(April 20, 2012 at 7:58 pm)C Rod Wrote: Second to genkaus: sin is non-transferable? And your right, we have to bear it. And if we do it we are incapable of being with God thus our sin is forgiven and forgotten through Jesus. Want do you exactly want? God has saved us and this is bad, somehow?
Yes, sin is non-transferable. Yes, we shouldn't be with god if we don't deserve to. Ans yes, the "saving" here is bad because it negates justice.
(April 20, 2012 at 7:58 pm)C Rod Wrote: He shouldn't have spent a millisecond down there, he was sinless, it might as well have been an eternity for him.
If he didn't deserve it, then he shouldn't have been there. That was the horrible injustice committed by your god.
But that still does not make one millisecond equal to an eternity. What you are trying to say here is that if someone is wrongful incarcerated, then it doesn't matter if they were in jail for a day or for 10 years. It matters, it very much matters. The injustice done grows every second. And if your god was serious about sticking Jesus with all of crimes of humanity, then he shouldn't have chickened out after three days and let him rot there for all eternity.
(April 20, 2012 at 7:58 pm)C Rod Wrote: As for my comparison; Jesus dies for all of us=our soldiers who die, do it for all of us.
Jesus for man's sins=soldiers for country's freedom/or power or even faults
That's because you don't understand the difference between fault and freedom. Freedom is something that you automatically have - that is yours and should be yours forever. Sin is something that you get as a result of your actions. If we applied your logic here, every time a soldier dies, a criminal should be released from jail, because apparently, the soldier died for his freedom.
(April 20, 2012 at 7:58 pm)C Rod Wrote: How do we keep our freedom? Who is responsible for our mistakes in foreign affairs or the way we police the world, our politicians and citizens or our soldiers?
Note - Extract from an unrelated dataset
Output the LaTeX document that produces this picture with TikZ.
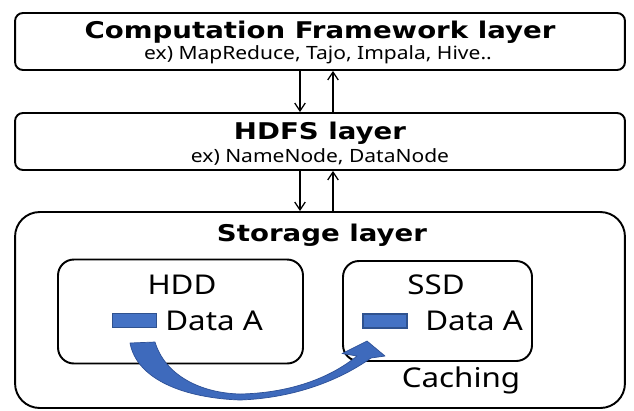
\documentclass[tikz,border=0pt]{standalone}
\usepackage{fontspec}
\setmainfont{Noto Sans}[FakeStretch=1.15]
\newfontfamily\headfont{DejaVu Sans}[FakeStretch=1.2]
\usetikzlibrary{arrows.meta}
\definecolor{blockfill}{RGB}{68,114,196}
\definecolor{blockedge}{RGB}{47,82,143}
\definecolor{arrowfill}{RGB}{62,106,188}
\definecolor{arrowedge}{RGB}{45,80,150}
\begin{document}
\begin{tikzpicture}[x=0.02cm,y=-0.02cm,
  layerbox/.style={draw, line width=1.1pt, rounded corners=4.5pt,
    minimum width=12.2cm, minimum height=1.14cm, inner sep=0pt},
  storebox/.style={draw, line width=1.1pt, rounded corners=14pt,
    minimum width=12.2cm, minimum height=3.92cm, inner sep=0pt},
  devbox/.style={draw, line width=1.1pt, rounded corners=9pt, inner sep=0pt},
  title/.style={inner sep=0pt, font=\headfont\bfseries\fontsize{13.1}{15}\selectfont},
  subtitle/.style={inner sep=0pt, font=\fontsize{10.4}{12}\selectfont},
  biglabel/.style={inner sep=0pt, font=\fontsize{15.5}{18}\selectfont},
  datablock/.style={draw=blockedge, fill=blockfill, line width=0.6pt,
    minimum width=0.88cm, minimum height=0.28cm, inner sep=0pt},
  flow/.style={line width=0.7pt, -{Straight Barb[length=4.5pt,width=6pt]}}]
\useasboundingbox (0,0) rectangle (634,410);
\fill[white] (0,0) rectangle (634,410);

% layer boxes
\node[layerbox] (cf) at (320,41.5) {};
\node[layerbox] (hdfs) at (320,141.5) {};
\node[storebox] (store) at (320,310) {};

% layer titles
\node[title] (cft) at (320,32) {Computation Framework layer};
\node[subtitle] (cfs) at (318,55) {ex) MapReduce, Tajo, Impala, Hive..};
\node[title] (hdfst) at (320,133) {HDFS layer};
\node[subtitle] (hdfss) at (320,157) {ex) NameNode, DataNode};
\node[title] (storet) at (322,235) {Storage layer};

% device boxes
\node[devbox, minimum width=4.9cm, minimum height=2.08cm] (hdd) at (180.5,311.5) {};
\node[devbox, minimum width=3.78cm, minimum height=2.0cm] (ssd) at (437.5,311) {};
\node[biglabel] (hddt) at (182,285) {HDD};
\node[biglabel] (ssdt) at (436,285) {SSD};
\node[datablock] (hddblk) at (134.5,320.5) {};
\node[datablock] (ssdblk) at (385,321) {};
\node[biglabel, anchor=west] (hddd) at (165,321) {Data A};
\node[biglabel, anchor=west] (ssdd) at (425,321) {Data A};
\node[biglabel] (cache) at (461,380) {Caching};

% request / response arrows between layers
\coordinate (dn) at (300,0);
\coordinate (up) at (333,0);
\draw[flow] (cf.south -| dn) -- (hdfs.north -| dn);
\draw[flow] (hdfs.north -| up) -- (cf.south -| up);
\draw[flow] (hdfs.south -| dn) -- (store.north -| dn);
\draw[flow] (store.north -| up) -- (hdfs.south -| up);

% caching arrow from HDD to SSD
\filldraw[fill=arrowfill, draw=arrowedge, line width=0.4pt, line join=round]
  (130,343) .. controls (137,380) and (185,398) .. (240,400)
  .. controls (295,398) and (340,380) .. (371,358)
  -- (385,356) -- (367,341) -- (342,353.5) -- (357,356)
  .. controls (330,378) and (290,393) .. (240,394)
  .. controls (200,393) and (165,375) .. (155,342) -- cycle;
\end{tikzpicture}
\end{document}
Is it sacrifice or scapegoating? I think its sacrifice but having a military to fight your battles when probably the ones actually fighting didn't cause a problem seems like scapegoating. Semantics FTW
In this case, it does seem to be scapegoating - not sacrifice. But you are deluding yourself if you think that the soldiers are actually dying for the mistakes made by your politicians or foreign affairs. They are dying for the sake of actual innocent citizens who did do anything wrong, who are not at fault, but whose freedom is at risk because of the foolish actions of the politicians. That is sacrifice.